Profit rose almost fourfold to €1.6bn, the Middle East’s biggest aluminium producer said. That exceeded the profit the firm reported for the whole of last year, as revenue jumped about 70%.
Aluminium, used in everything from beer cans to plane parts, averaged about 36% higher on global markets over the first half of the year after Russia’s invasion of Ukraine. Prices have since dropped from the highs reached in March, with aluminium trading at $2,394 a ton on the London Metal Exchange, and Emirates Global warned of tougher conditions.
“We expect the market conditions to be more challenging the second half of the year,” said chief executive Abdulnasser bin Kalban. “We remain well on the course for a strong and incredible year overall.”
Aluminium will likely average less than $3,000 a ton for the second half, Emirates Global said. Over the next 12 months, the company will be watching global demand, China’s exit from restrictive coronavirus policies, and soaring energy prices for their impact on the market.
“We do expect this to be a story of two halves,” the company said. “The economic outlook is uncertain and prices have come down.”
At current prices, about 20% of global aluminium production is unprofitable, said En+ Group, the parent company of Russian aluminium giant Rusal, earlier this month.
In that earnings statement, Rusal, which owns the huge alumina smelter Aughinish in the Shannon Estuary, had said that "for the time being" it was delivering on its global contracts as it struggles with the fallout from Western sanctions on Russia.

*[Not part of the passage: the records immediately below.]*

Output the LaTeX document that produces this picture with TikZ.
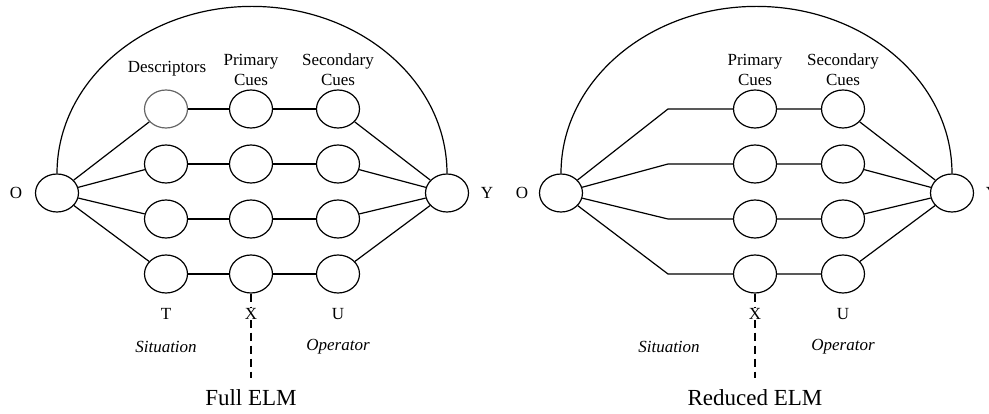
\documentclass[tikz,border=0pt]{standalone}
\usepackage{fontspec}
\setmainfont{Liberation Serif}
\usetikzlibrary{shapes.geometric}
\begin{document}
\begin{tikzpicture}[x=1pt,y=1pt,
  ell/.style={draw,ellipse,line width=1.2pt,minimum width=43pt,minimum height=38pt,inner sep=0pt},
  wire/.style={line width=1.2pt},
  lab/.style={font=\fontsize{17}{20}\selectfont,align=center,inner sep=1pt},
  ital/.style={font=\fontsize{17}{20}\selectfont\itshape,inner sep=1pt},
  ttl/.style={font=\fontsize{23}{26}\selectfont,inner sep=1pt},
  vdash/.style={line width=1.2pt,dash pattern=on 8pt off 5pt on 8pt off 5pt on 8pt off 5pt}]
\useasboundingbox (0,0) rectangle (989,414);
% ---------- Full ELM ----------
\node[ell] (O) at (57,221) {};
\node[ell] (Y) at (447,221) {};
\node[ell,draw=gray!80!black] (d1) at (166,305) {};
\node[ell] (d2) at (166,250) {};
\node[ell] (d3) at (166,195) {};
\node[ell] (d4) at (166,140) {};
\node[ell] (p1) at (251,305) {};
\node[ell] (p2) at (251,250) {};
\node[ell] (p3) at (251,195) {};
\node[ell] (p4) at (251,140) {};
\node[ell] (s1) at (338,305) {};
\node[ell] (s2) at (338,250) {};
\node[ell] (s3) at (338,195) {};
\node[ell] (s4) at (338,140) {};
\draw[wire] (O.north) arc[start angle=180,end angle=0,x radius=195pt,y radius=167pt];
\foreach \i in {1,2,3,4}{
  \draw[wire] (O) -- (d\i);
  \draw[wire] (d\i) -- (p\i) -- (s\i);
  \draw[wire] (s\i) -- (Y);
}
\node[lab] (lO) at (16,221) {O};
\node[lab] (lY) at (487,221) {Y};
\node[lab] (ldesc) at (167,345) {Descriptors};
\node[lab] (lprim) at (251,344) {Primary\\Cues};
\node[lab] (lsec) at (338,344) {Secondary\\Cues};
\coordinate (xe) at (251,36);
\draw[vdash] (p4.south) -- (xe);
\node[lab,fill=white] (lT) at (166,100) {T};
\node[lab,fill=white,inner sep=0.5pt] (lX) at (251,100) {X};
\node[lab] (lU) at (338,100) {U};
\node[ital] (lsit) at (166,67) {Situation};
\node[ital] (lop) at (338,67) {Operator};
\node[ttl] (full) at (251,16) {Full ELM};
% ---------- Reduced ELM ----------
\node[ell] (O2) at (561,221) {};
\node[ell] (Y2) at (952,221) {};
\coordinate (b1) at (668,305);
\coordinate (b2) at (668,250);
\coordinate (b3) at (668,195);
\coordinate (b4) at (668,140);
\node[ell] (q1) at (755,305) {};
\node[ell] (q2) at (755,250) {};
\node[ell] (q3) at (755,195) {};
\node[ell] (q4) at (755,140) {};
\node[ell] (t1) at (843,305) {};
\node[ell] (t2) at (843,250) {};
\node[ell] (t3) at (843,195) {};
\node[ell] (t4) at (843,140) {};
\draw[wire] (O2.north) arc[start angle=180,end angle=0,x radius=195.5pt,y radius=167pt];
\foreach \i in {1,2,3,4}{
  \draw[wire] (O2) -- (b\i) -- (q\i) -- (t\i);
  \draw[wire] (t\i) -- (Y2);
}
\node[lab] (lO2) at (522,221) {O};
\node[lab] (lY2) at (992,221) {Y};
\node[lab] (lprim2) at (755,344) {Primary\\Cues};
\node[lab] (lsec2) at (843,344) {Secondary\\Cues};
\coordinate (xe2) at (755,36);
\draw[vdash] (q4.south) -- (xe2);
\node[lab,fill=white,inner sep=0.5pt] (lX2) at (755,100) {X};
\node[lab] (lU2) at (843,100) {U};
\node[ital] (lsit2) at (669,67) {Situation};
\node[ital] (lop2) at (843,67) {Operator};
\node[ttl] (red) at (755,16) {Reduced ELM};
\end{tikzpicture}
\end{document}
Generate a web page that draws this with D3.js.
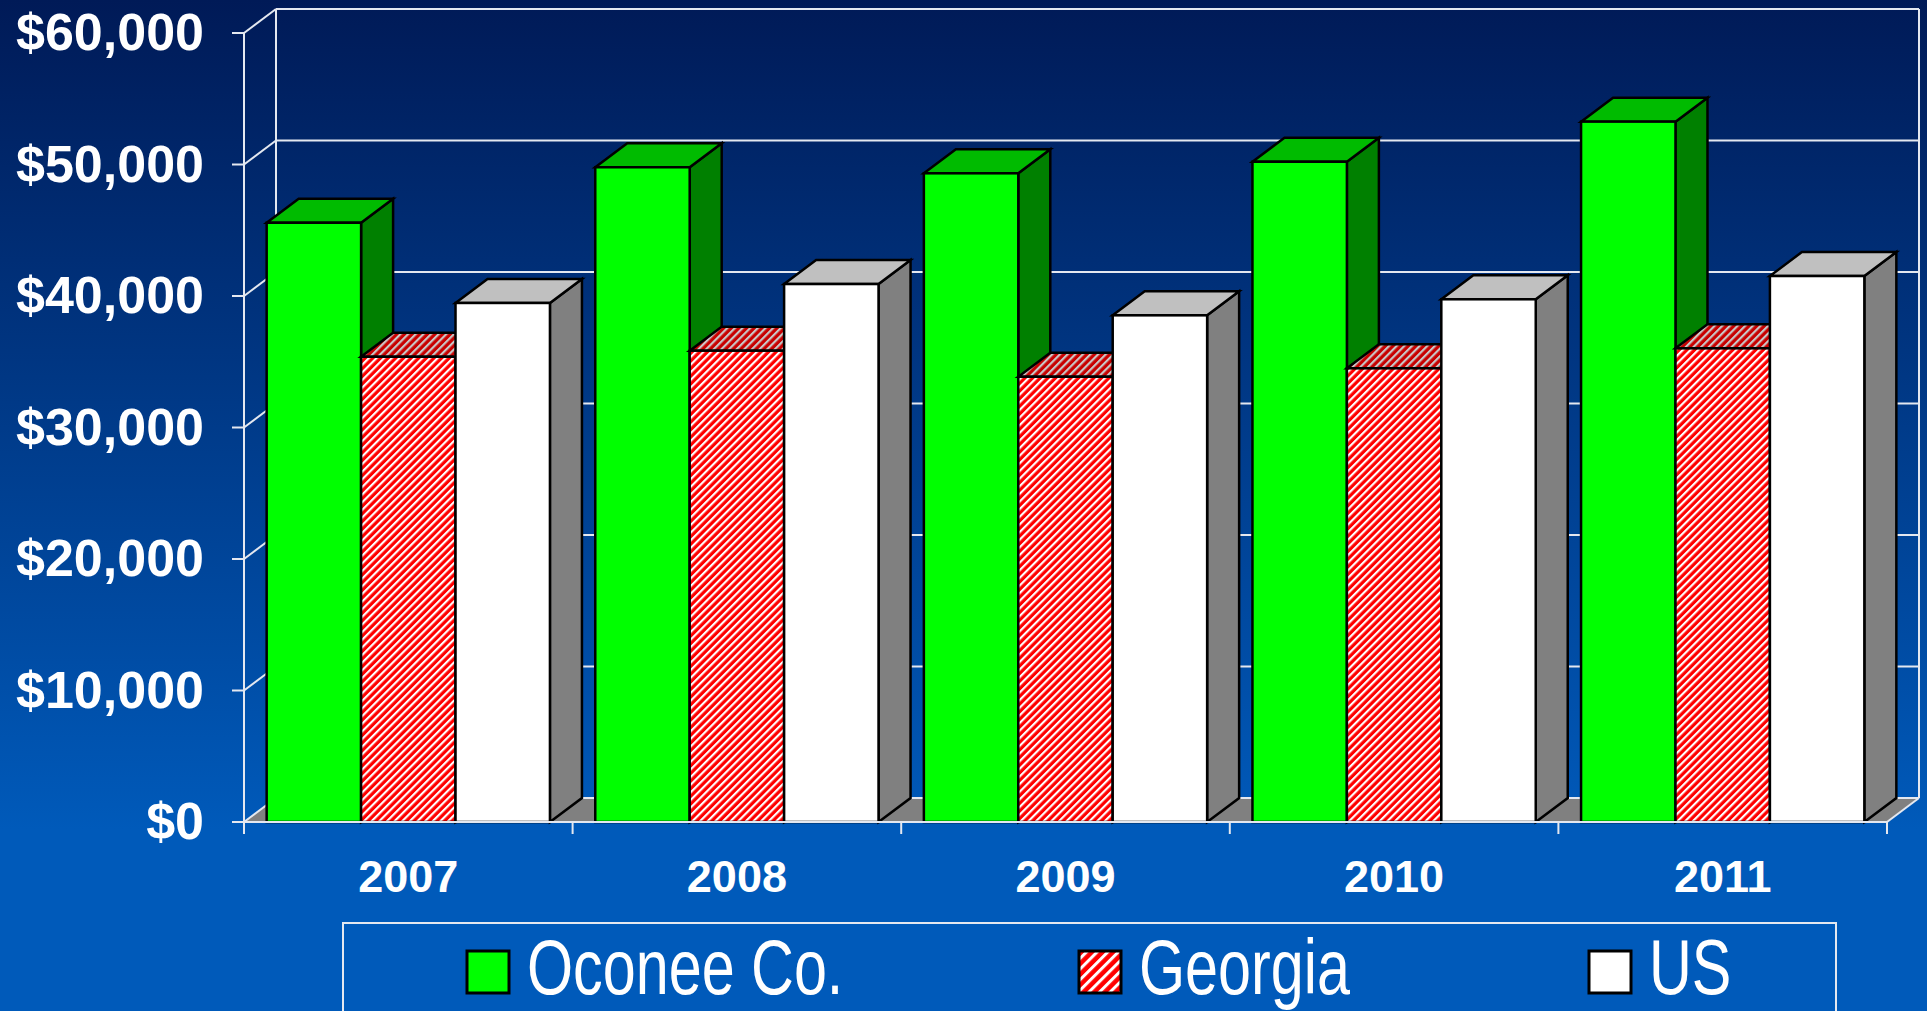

It employs around 500 people at the Co Limerick smelter and is the one manufacturing site on Irish soil whose workers potentially have the most to lose from the sanctions regime and soaring energy costs since Russia invaded Ukraine in February.
Auginish is one part of Rusal's international operations that employ 59,500 people in Russia, Ukraine, Guinea, Jamaica, Italy, Sweden, and many other locations. Rusal produces the compound alumina from bauxite mines and makes aluminium used by car makers and in construction, as well as related products, such as tin foil, for global markets.